Pensando a questa guerra, stamattina ho pianto. L’ho fatto nella mia cucina della mia bella casa, mentre facevo colazione con le cose che preferisco. Ero immersa nella mia quotidianità, fatta di gesti quasi automatici e di comodità ormai date per scontate. Poi quel pianto e all’improvviso è stato come staccarmi da me e guardare Francesca da fuori. In un attimo, quei gesti ordinari sono diventati importantissimi, pieni di cura, e l’idea di poterne fare a meno, anche solo per una giornata, mi è apparsa tragica.

Ho realizzato con estrema tristezza che un giorno qualunque qualcuno decide di scombinare la tua vita a tal punto da non sapere più se domani potrai sederti ancora in quella cucina a fare colazione oppure la tua casa verrà sbriciolata come biscotti da qualche missile. Basta anche solo il pensiero della guerra, basta percepirne l’ombra incombente e tutti i pensieri cominciano a farsi cupi, nel petto si apre una sorta di voragine e lo stomaco si blocca.

Ma la mia, come quella di tante altre fortunate persone su questa terra, è appunto solo una percezione. Io sono nata e cresciuta in tempo di pace, ho vissuto e vivo la mia vita senza oppressioni, senza limitazioni alla mia libertà di scrivere, di vestirmi come mi pare, di essere indipendente, di educare mia figlia come meglio credo. La guerra per me è solo nelle immagini dei telegiornali, nelle righe fitte dei libri di storia e nelle atroci testimonianze fotografiche.

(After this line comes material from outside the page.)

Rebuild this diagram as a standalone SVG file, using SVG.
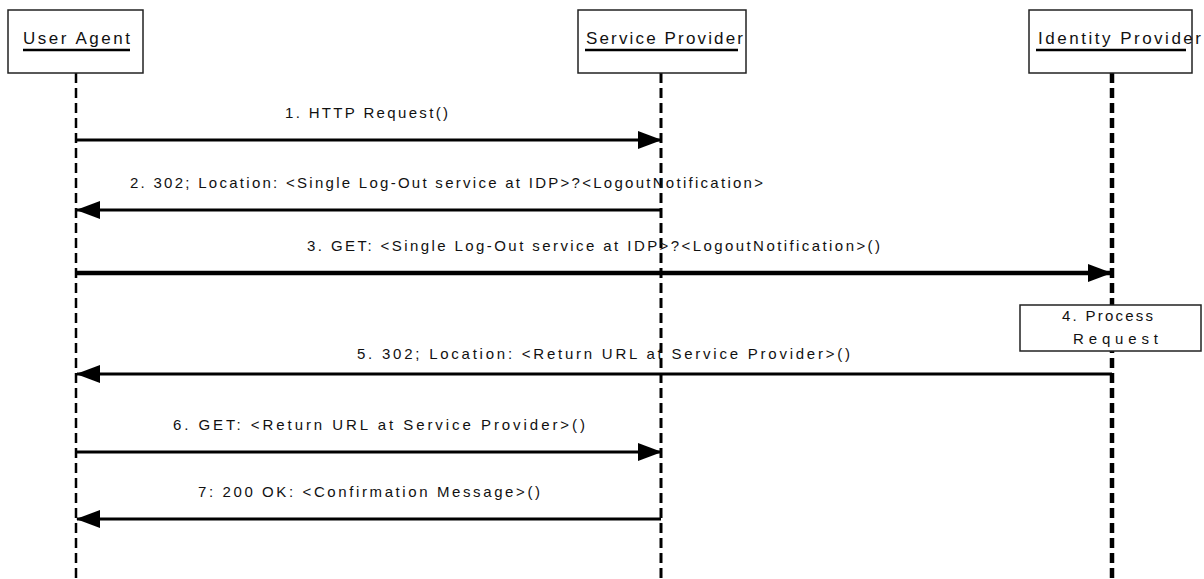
<svg xmlns="http://www.w3.org/2000/svg" width="1204" height="579" viewBox="0 0 1204 579">
<style>
.box{fill:#fff;stroke:#222;stroke-width:1.5}
.hdr{font-family:"Liberation Sans",Arial,sans-serif;font-size:17px;fill:#111}
.ul{stroke:#000;stroke-width:2.5}
.life{stroke:#000;stroke-dasharray:10 5;fill:none}
.msg{stroke:#000;stroke-width:3;fill:none}
.thick{stroke-width:4.5}
.lbl{font-family:"Liberation Sans",Arial,sans-serif;font-size:15px;fill:#111}
</style>
<defs>
<marker id="ah" viewBox="0 0 24 18" refX="23" refY="9" markerWidth="24" markerHeight="18" markerUnits="userSpaceOnUse" orient="auto">
<path d="M0,0 L24,9 L0,18 Z" fill="#000"/>
</marker>
</defs>
<rect width="1204" height="579" fill="#fff"/>
<g id="lifelines">
<line class="life" x1="76" y1="73" x2="76" y2="579" stroke-width="2.5"/>
<line class="life" x1="661" y1="73" x2="661" y2="579" stroke-width="3"/>
<line class="life" x1="1112" y1="73" x2="1112" y2="579" stroke-width="4.5"/>
</g>
<g id="user-agent">
<rect class="box" x="8" y="10" width="135" height="63"/>
<text class="hdr" x="23" y="44" textLength="107" lengthAdjust="spacing">User Agent</text>
<line class="ul" x1="23" y1="50" x2="130" y2="50"/>
</g>
<g id="service-provider">
<rect class="box" x="578" y="10" width="168" height="63"/>
<text class="hdr" x="586" y="44" textLength="157" lengthAdjust="spacing">Service Provider</text>
<line class="ul" x1="585" y1="50" x2="738" y2="50"/>
</g>
<g id="identity-provider">
<rect class="box" x="1029" y="10" width="163" height="63"/>
<text class="hdr" x="1038" y="44" textLength="163" lengthAdjust="spacing">Identity Provider</text>
<line class="ul" x1="1036" y1="50" x2="1186" y2="50"/>
</g>
<g id="process-request">
<rect class="box" x="1020" y="305" width="181" height="46"/>
<text class="lbl" x="1062" y="321" textLength="91" lengthAdjust="spacing">4. Process</text>
<text class="lbl" x="1073" y="344" textLength="85" lengthAdjust="spacing">Request</text>
</g>
<g id="connectors">
<line class="msg" x1="76" y1="140" x2="661" y2="140" marker-end="url(#ah)"/>
<text class="lbl" x="285" y="118" textLength="163" lengthAdjust="spacing">1. HTTP Request()</text>
<line class="msg" x1="661" y1="210" x2="77" y2="210" marker-end="url(#ah)"/>
<text class="lbl" x="130" y="188" textLength="633" lengthAdjust="spacing">2. 302; Location: &lt;Single Log-Out service at IDP&gt;?&lt;LogoutNotification&gt;</text>
<line class="msg thick" x1="76" y1="273" x2="1111" y2="273" marker-end="url(#ah)"/>
<text class="lbl" x="307" y="251" textLength="573" lengthAdjust="spacing">3. GET: &lt;Single Log-Out service at IDP&gt;?&lt;LogoutNotification&gt;()</text>
<line class="msg" x1="1112" y1="374" x2="77" y2="374" marker-end="url(#ah)"/>
<text class="lbl" x="357" y="359" textLength="493" lengthAdjust="spacing">5. 302; Location: &lt;Return URL at Service Provider&gt;()</text>
<line class="msg" x1="76" y1="452" x2="661" y2="452" marker-end="url(#ah)"/>
<text class="lbl" x="173" y="430" textLength="412" lengthAdjust="spacing">6. GET: &lt;Return URL at Service Provider&gt;()</text>
<line class="msg" x1="661" y1="519" x2="77" y2="519" marker-end="url(#ah)"/>
<text class="lbl" x="198" y="497" textLength="342" lengthAdjust="spacing">7: 200 OK: &lt;Confirmation Message&gt;()</text>
</g>
</svg>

Sono nata dalla parte “giusta” del mondo senza nessun merito, ma anzi con la colpa di dimenticarlo troppo spesso. Il mio è un Paese disorientato, corrotto e pieno di contraddizioni, ma è un Paese democratico che basa le sue leggi sul rispetto della libertà individuale, civile e politica e, proprio in virtù di questa libertà, posso esprimere il mio dissenso, manifestare in piazza e ribellarmi se mi viene fatto un torto.

Ho vissuto la dittatura e i suoi orrori solo attraverso i racconti di mia nonna e di altri sopravvissuti. Non so cosa significa vivere con la paura che la prossima bomba sia quella fatale, con il terrore che mia figlia venga venduta come merce o che muoia di fame e di freddo mentre cerco di salvarla dalla guerra, mettendola su un barcone. Io e tanti altri come me osserviamo da lontano, spaventati e impotenti, ma comunque al sicuro. Progettiamo viaggi e feste di Carnevale, scegliamo vestiti in un centro commerciale e andiamo dal parrucchiere, e questo mentre da qualche altra parte del mondo anche solo bere dell’acqua pulita è una conquista.

Stamattina ho pianto perché mi sono soffermata a pensare a quanto la mia vita fosse bella e in quell’istante mi sono sentita in colpa. In colpa per il fatto di essere libera, di avere dei progetti per il futuro, di avere una figlia che potrà scegliere di diventare ciò che vorrà. Poi però, ho pensato anche a quanto fosse ingiusto e addirittura oltraggioso non godere di tale libertà e a quanto fosse importante onorare il fatto di averla.

Ho capito che il modo migliore per farlo, è smettere di considerarla semplicemente un dono e cominciare a vederla per ciò che realmente è: un diritto. La Russia di Putin è un luogo in cui molti dei diritti fondamentali vengono palesemente schiacciati, come fossero auto di passaggio sulla strada di un carro armato. Cose da poco, insomma. Stamattina ho pianto di rabbia, non solo di tristezza. Ora lo so.